Le projet de loi initial comportait trente-cinq articles. A l'issue de son examen par l'Assemblée nationale, il en compte maintenant quatre-vingt-cinq. Je tiens à cet égard à saluer le travail mené par les députés, en particulier l'action de M. Antoine Herth, rapporteur de la commission des affaires économiques de l'Assemblée nationale.
Bien sûr, nous avons quelques divergences d'analyse avec nos collègues députés, et la commission des affaires économiques du Sénat vous proposera de supprimer certains ajouts de l'Assemblée nationale.
Je souhaite aborder ici quelques grands points sur lesquels nous aurons l'occasion de revenir et qui me paraissent particulièrement importants.
Sans revenir sur la présentation que vient d'en faire M. le ministre de l'agriculture, je rappelle que le titre Ier du projet de loi doit permettre aux exploitations agricoles d'intégrer une véritable démarche d'entreprise, qui leur permettra de mieux répondre aux évolutions des marchés agricoles. Cette évolution est liée au contexte international des négociations à l'OMC et à la réforme de la PAC, qui entrera en vigueur le 1er janvier prochain.

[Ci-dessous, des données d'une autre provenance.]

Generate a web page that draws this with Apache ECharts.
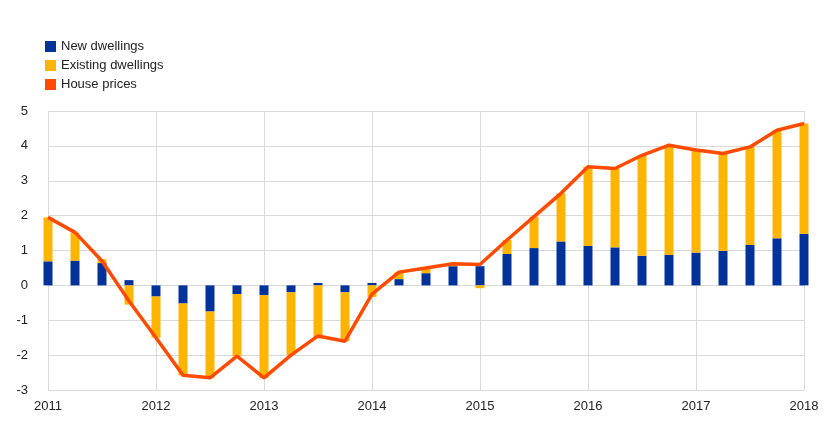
<!DOCTYPE html>
<html><head><meta charset="utf-8">
<script src="https://cdn.jsdelivr.net/npm/echarts@6/dist/echarts.min.js"></script>
<style>html,body{margin:0;background:#fff}#c{width:840px;height:430px}</style>
</head><body><div id="c"></div>
<script>
const quarters = [];
for (let y = 2011; y <= 2018; y++) for (let q = 1; q <= 4; q++) if (!(y === 2018 && q > 1)) quarters.push(y + 'Q' + q);
const newDwellings = [0.69,0.71,0.64,0.15,-0.32,-0.52,-0.75,-0.25,-0.28,-0.2,0.07,-0.2,0.07,0.18,0.35,0.55,0.55,0.9,1.07,1.26,1.13,1.09,0.85,0.88,0.94,0.99,1.16,1.35,1.48];
const existingDwellings = [1.26,0.8,0.11,-0.55,-1.18,-2.06,-1.9,-1.78,-2.37,-1.8,-1.52,-1.4,-0.33,0.2,0.15,0.07,-0.08,0.4,0.9,1.38,2.27,2.26,2.88,3.14,2.94,2.79,2.81,3.1,3.16];
const housePrices = [1.95,1.52,0.7,-0.45,-1.5,-2.58,-2.65,-2.03,-2.65,-2.0,-1.45,-1.6,-0.25,0.38,0.5,0.62,0.6,1.3,1.97,2.64,3.4,3.35,3.73,4.02,3.88,3.78,3.97,4.45,4.64];
const yTicks = [-3,-2,-1,0,1,2,3,4,5];
const chart = echarts.init(document.getElementById('c'));
const grey = '#d9d9d9';
chart.setOption({
  animation:false,
  textStyle:{fontFamily:'Arial, Liberation Sans, sans-serif'},
  legend:{orient:'vertical',left:40,top:35,itemWidth:11,itemHeight:11,itemGap:6,
    textStyle:{fontSize:13,color:'#222'},
    data:[{name:'New dwellings',icon:'rect'},{name:'Existing dwellings',icon:'rect'},{name:'House prices',icon:'rect'}]},
  grid:{left:48,right:36,top:111,bottom:40},
  xAxis:{type:'category',data:quarters,boundaryGap:false,
    axisLine:{show:false},axisTick:{show:false},
    axisLabel:{interval:3,formatter:v=>v.slice(0,4),fontSize:13,color:'#222',margin:10},
    splitLine:{show:true,interval:3,lineStyle:{color:grey}}},
  yAxis:{type:'value',min:yTicks[0],max:yTicks[yTicks.length-1],interval:1,
    axisLine:{show:false},axisTick:{show:false},
    axisLabel:{fontSize:13,color:'#222',margin:20},
    splitLine:{lineStyle:{color:grey}}},
  series:[
    {name:'New dwellings',type:'bar',stack:'a',data:newDwellings,barWidth:9,itemStyle:{color:'#003299'}},
    {name:'Existing dwellings',type:'bar',stack:'a',data:existingDwellings,barWidth:9,itemStyle:{color:'#ffb400'}},
    {name:'House prices',type:'line',data:housePrices,symbol:'none',lineStyle:{width:3.5,color:'#ff4b00'},itemStyle:{color:'#ff4b00'},z:5}
  ]
});
</script></body></html>
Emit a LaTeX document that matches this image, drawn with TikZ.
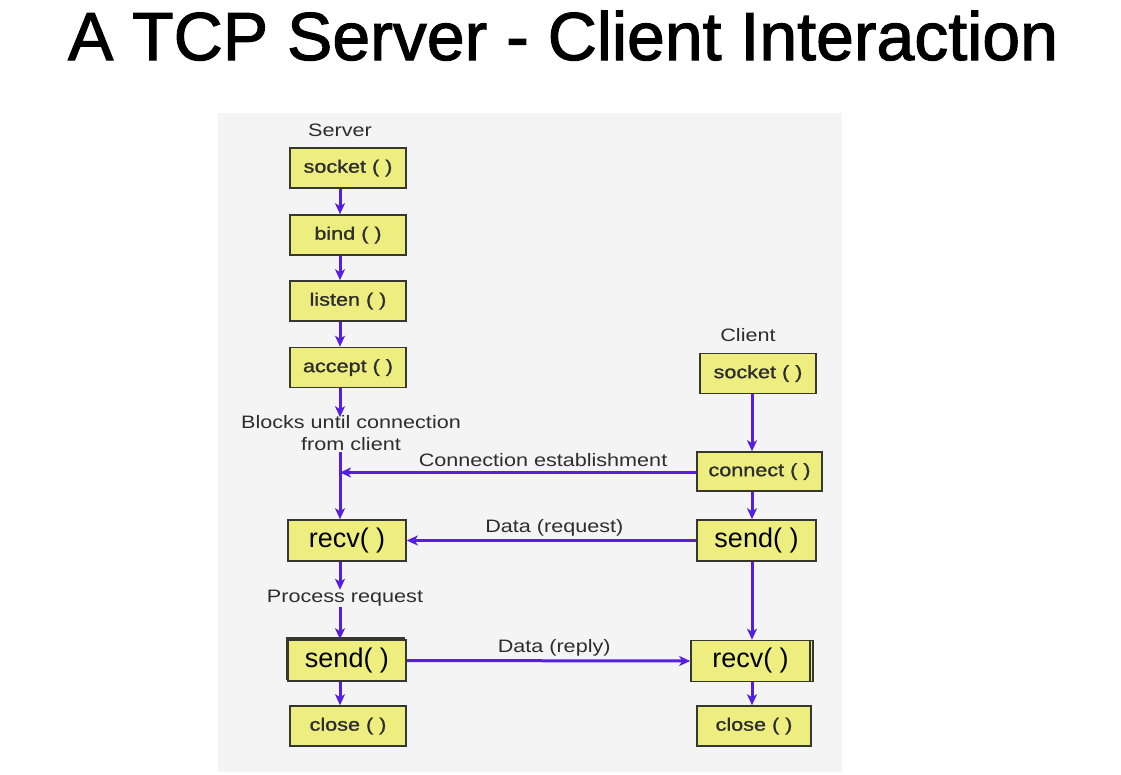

Je saisis cette occasion pour me féliciter de ce que le Gouvernement et son ministre de l'agriculture aient fait en sorte que nous puissions examiner et - si vous en décidez ainsi - adopter ce projet de loi avant la fin de l'année. Je crois qu'il s'agit là d'un signe tangible adressé à l'ensemble du monde agricole.
Les principaux éléments de cette nouvelle démarche économique sont la création du fonds agricole, à l'article 1er, et celle du bail cessible, à l'article 2. L'Assemblée nationale a précisé que le fonds agricole était optionnel, précision utile que la commission des affaires économiques vous propose de conserver. Concernant le bail cessible, il convient de rappeler que celui-ci s'ajoute au statut du fermage mais qu'il ne supprime absolument pas le bail à ferme classique.
Nos collègues députés ont proposé que le bailleur puisse choisir le repreneur en cas de cession du bail. Il s'agit là d'un ajout critiquable car, dans la mesure où un fermier a en moyenne huit bailleurs, cette disposition compromettrait la cession d'un fonds agricole cohérent, c'est-à-dire une exploitation viable avec son foncier et son cheptel mort et vif.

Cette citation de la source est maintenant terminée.